- [TASK DESCRIPTION]
Copy all lines below exactly as written. Leave pictures out.

··· RAW DATA

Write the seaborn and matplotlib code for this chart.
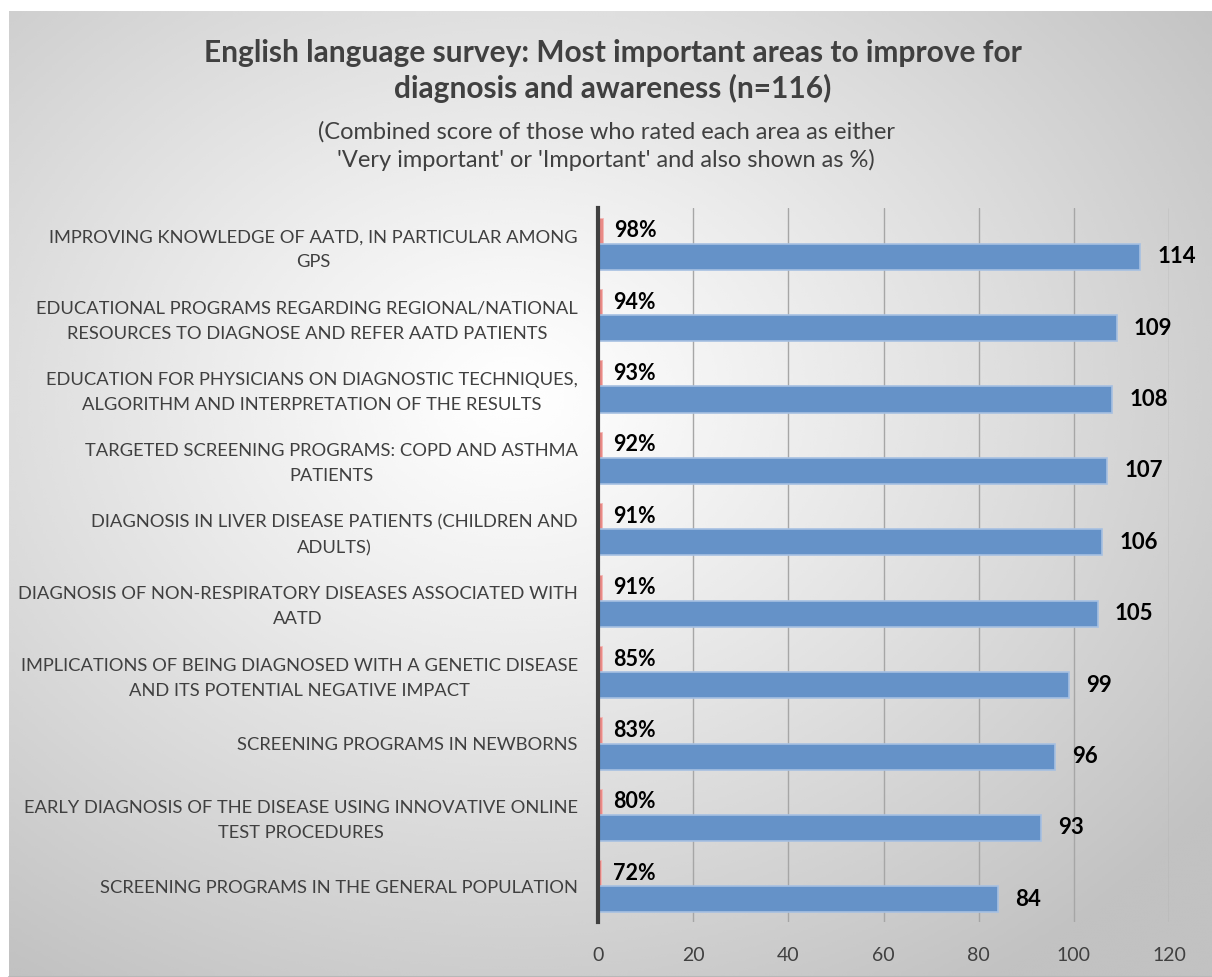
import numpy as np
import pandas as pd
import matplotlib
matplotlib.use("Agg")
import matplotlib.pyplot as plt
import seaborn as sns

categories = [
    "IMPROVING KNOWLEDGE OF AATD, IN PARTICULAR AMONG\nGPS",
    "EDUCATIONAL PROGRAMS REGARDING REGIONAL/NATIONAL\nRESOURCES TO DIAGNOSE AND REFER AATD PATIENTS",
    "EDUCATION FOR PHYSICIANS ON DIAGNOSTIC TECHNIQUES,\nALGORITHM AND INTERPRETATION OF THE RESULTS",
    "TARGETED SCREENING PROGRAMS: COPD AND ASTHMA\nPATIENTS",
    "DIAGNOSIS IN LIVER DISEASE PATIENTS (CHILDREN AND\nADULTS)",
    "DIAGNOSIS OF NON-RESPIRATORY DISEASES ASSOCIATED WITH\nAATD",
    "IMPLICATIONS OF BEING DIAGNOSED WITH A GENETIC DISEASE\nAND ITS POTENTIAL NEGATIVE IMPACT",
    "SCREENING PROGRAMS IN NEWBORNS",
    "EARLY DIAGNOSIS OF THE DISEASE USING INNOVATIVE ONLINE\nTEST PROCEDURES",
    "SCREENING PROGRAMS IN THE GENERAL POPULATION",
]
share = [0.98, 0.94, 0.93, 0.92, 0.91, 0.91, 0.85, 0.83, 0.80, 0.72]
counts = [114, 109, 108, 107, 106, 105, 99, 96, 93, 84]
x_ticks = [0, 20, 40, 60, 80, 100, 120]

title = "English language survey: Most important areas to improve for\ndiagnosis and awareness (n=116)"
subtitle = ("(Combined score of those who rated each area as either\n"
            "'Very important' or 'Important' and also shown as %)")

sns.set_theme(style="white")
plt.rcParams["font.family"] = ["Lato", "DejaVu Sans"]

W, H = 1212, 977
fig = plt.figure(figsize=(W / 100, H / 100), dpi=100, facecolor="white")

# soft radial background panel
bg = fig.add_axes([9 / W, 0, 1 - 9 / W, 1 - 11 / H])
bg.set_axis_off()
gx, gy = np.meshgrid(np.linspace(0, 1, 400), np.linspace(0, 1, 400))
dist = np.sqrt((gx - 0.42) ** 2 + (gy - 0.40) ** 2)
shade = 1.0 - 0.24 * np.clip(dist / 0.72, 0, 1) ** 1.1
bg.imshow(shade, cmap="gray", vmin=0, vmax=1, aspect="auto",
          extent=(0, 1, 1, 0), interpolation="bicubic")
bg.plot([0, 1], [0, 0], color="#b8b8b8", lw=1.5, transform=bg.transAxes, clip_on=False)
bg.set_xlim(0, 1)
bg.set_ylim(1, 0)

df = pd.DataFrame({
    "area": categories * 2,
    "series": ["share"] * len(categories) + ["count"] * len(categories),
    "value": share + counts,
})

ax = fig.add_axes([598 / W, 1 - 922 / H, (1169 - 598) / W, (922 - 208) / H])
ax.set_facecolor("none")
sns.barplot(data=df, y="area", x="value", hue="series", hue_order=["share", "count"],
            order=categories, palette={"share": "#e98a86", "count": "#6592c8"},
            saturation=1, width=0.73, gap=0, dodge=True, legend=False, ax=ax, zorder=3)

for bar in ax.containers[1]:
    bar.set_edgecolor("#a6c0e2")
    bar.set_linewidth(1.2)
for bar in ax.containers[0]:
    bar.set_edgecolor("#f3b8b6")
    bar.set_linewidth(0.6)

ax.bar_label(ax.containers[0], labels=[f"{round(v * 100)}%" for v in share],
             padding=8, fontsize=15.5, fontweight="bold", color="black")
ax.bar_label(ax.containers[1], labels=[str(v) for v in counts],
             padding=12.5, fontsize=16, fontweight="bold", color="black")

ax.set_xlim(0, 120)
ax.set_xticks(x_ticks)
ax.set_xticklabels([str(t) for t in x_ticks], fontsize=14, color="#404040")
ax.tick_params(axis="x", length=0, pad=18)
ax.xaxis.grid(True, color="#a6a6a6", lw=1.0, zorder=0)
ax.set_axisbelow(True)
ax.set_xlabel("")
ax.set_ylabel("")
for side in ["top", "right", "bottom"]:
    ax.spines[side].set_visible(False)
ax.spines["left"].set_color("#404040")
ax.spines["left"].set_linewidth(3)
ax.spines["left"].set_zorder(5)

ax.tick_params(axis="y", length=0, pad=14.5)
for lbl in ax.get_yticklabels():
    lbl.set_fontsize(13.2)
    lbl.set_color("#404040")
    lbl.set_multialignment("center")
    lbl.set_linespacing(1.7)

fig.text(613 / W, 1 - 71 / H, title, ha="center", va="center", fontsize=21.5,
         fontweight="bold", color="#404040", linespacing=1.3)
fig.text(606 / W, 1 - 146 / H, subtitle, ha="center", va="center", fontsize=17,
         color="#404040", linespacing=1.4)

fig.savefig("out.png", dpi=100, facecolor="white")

······

- [OUTPUT OF THE TASK]
Write the seaborn and matplotlib code for this chart.
import numpy as np
import pandas as pd
import matplotlib
matplotlib.use("Agg")
import matplotlib.pyplot as plt
import seaborn as sns

categories = [
    "IMPROVING KNOWLEDGE OF AATD, IN PARTICULAR AMONG\nGPS",
    "EDUCATIONAL PROGRAMS REGARDING REGIONAL/NATIONAL\nRESOURCES TO DIAGNOSE AND REFER AATD PATIENTS",
    "EDUCATION FOR PHYSICIANS ON DIAGNOSTIC TECHNIQUES,\nALGORITHM AND INTERPRETATION OF THE RESULTS",
    "TARGETED SCREENING PROGRAMS: COPD AND ASTHMA\nPATIENTS",
    "DIAGNOSIS IN LIVER DISEASE PATIENTS (CHILDREN AND\nADULTS)",
    "DIAGNOSIS OF NON-RESPIRATORY DISEASES ASSOCIATED WITH\nAATD",
    "IMPLICATIONS OF BEING DIAGNOSED WITH A GENETIC DISEASE\nAND ITS POTENTIAL NEGATIVE IMPACT",
    "SCREENING PROGRAMS IN NEWBORNS",
    "EARLY DIAGNOSIS OF THE DISEASE USING INNOVATIVE ONLINE\nTEST PROCEDURES",
    "SCREENING PROGRAMS IN THE GENERAL POPULATION",
]
share = [0.98, 0.94, 0.93, 0.92, 0.91, 0.91, 0.85, 0.83, 0.80, 0.72]
counts = [114, 109, 108, 107, 106, 105, 99, 96, 93, 84]
x_ticks = [0, 20, 40, 60, 80, 100, 120]

title = "English language survey: Most important areas to improve for\ndiagnosis and awareness (n=116)"
subtitle = ("(Combined score of those who rated each area as either\n"
            "'Very important' or 'Important' and also shown as %)")

sns.set_theme(style="white")
plt.rcParams["font.family"] = ["Lato", "DejaVu Sans"]

W, H = 1212, 977
fig = plt.figure(figsize=(W / 100, H / 100), dpi=100, facecolor="white")

# soft radial background panel
bg = fig.add_axes([9 / W, 0, 1 - 9 / W, 1 - 11 / H])
bg.set_axis_off()
gx, gy = np.meshgrid(np.linspace(0, 1, 400), np.linspace(0, 1, 400))
dist = np.sqrt((gx - 0.42) ** 2 + (gy - 0.40) ** 2)
shade = 1.0 - 0.24 * np.clip(dist / 0.72, 0, 1) ** 1.1
bg.imshow(shade, cmap="gray", vmin=0, vmax=1, aspect="auto",
          extent=(0, 1, 1, 0), interpolation="bicubic")
bg.plot([0, 1], [0, 0], color="#b8b8b8", lw=1.5, transform=bg.transAxes, clip_on=False)
bg.set_xlim(0, 1)
bg.set_ylim(1, 0)

df = pd.DataFrame({
    "area": categories * 2,
    "series": ["share"] * len(categories) + ["count"] * len(categories),
    "value": share + counts,
})

ax = fig.add_axes([598 / W, 1 - 922 / H, (1169 - 598) / W, (922 - 208) / H])
ax.set_facecolor("none")
sns.barplot(data=df, y="area", x="value", hue="series", hue_order=["share", "count"],
            order=categories, palette={"share": "#e98a86", "count": "#6592c8"},
            saturation=1, width=0.73, gap=0, dodge=True, legend=False, ax=ax, zorder=3)

for bar in ax.containers[1]:
    bar.set_edgecolor("#a6c0e2")
    bar.set_linewidth(1.2)
for bar in ax.containers[0]:
    bar.set_edgecolor("#f3b8b6")
    bar.set_linewidth(0.6)

ax.bar_label(ax.containers[0], labels=[f"{round(v * 100)}%" for v in share],
             padding=8, fontsize=15.5, fontweight="bold", color="black")
ax.bar_label(ax.containers[1], labels=[str(v) for v in counts],
             padding=12.5, fontsize=16, fontweight="bold", color="black")

ax.set_xlim(0, 120)
ax.set_xticks(x_ticks)
ax.set_xticklabels([str(t) for t in x_ticks], fontsize=14, color="#404040")
ax.tick_params(axis="x", length=0, pad=18)
ax.xaxis.grid(True, color="#a6a6a6", lw=1.0, zorder=0)
ax.set_axisbelow(True)
ax.set_xlabel("")
ax.set_ylabel("")
for side in ["top", "right", "bottom"]:
    ax.spines[side].set_visible(False)
ax.spines["left"].set_color("#404040")
ax.spines["left"].set_linewidth(3)
ax.spines["left"].set_zorder(5)

ax.tick_params(axis="y", length=0, pad=14.5)
for lbl in ax.get_yticklabels():
    lbl.set_fontsize(13.2)
    lbl.set_color("#404040")
    lbl.set_multialignment("center")
    lbl.set_linespacing(1.7)

fig.text(613 / W, 1 - 71 / H, title, ha="center", va="center", fontsize=21.5,
         fontweight="bold", color="#404040", linespacing=1.3)
fig.text(606 / W, 1 - 146 / H, subtitle, ha="center", va="center", fontsize=17,
         color="#404040", linespacing=1.4)

fig.savefig("out.png", dpi=100, facecolor="white")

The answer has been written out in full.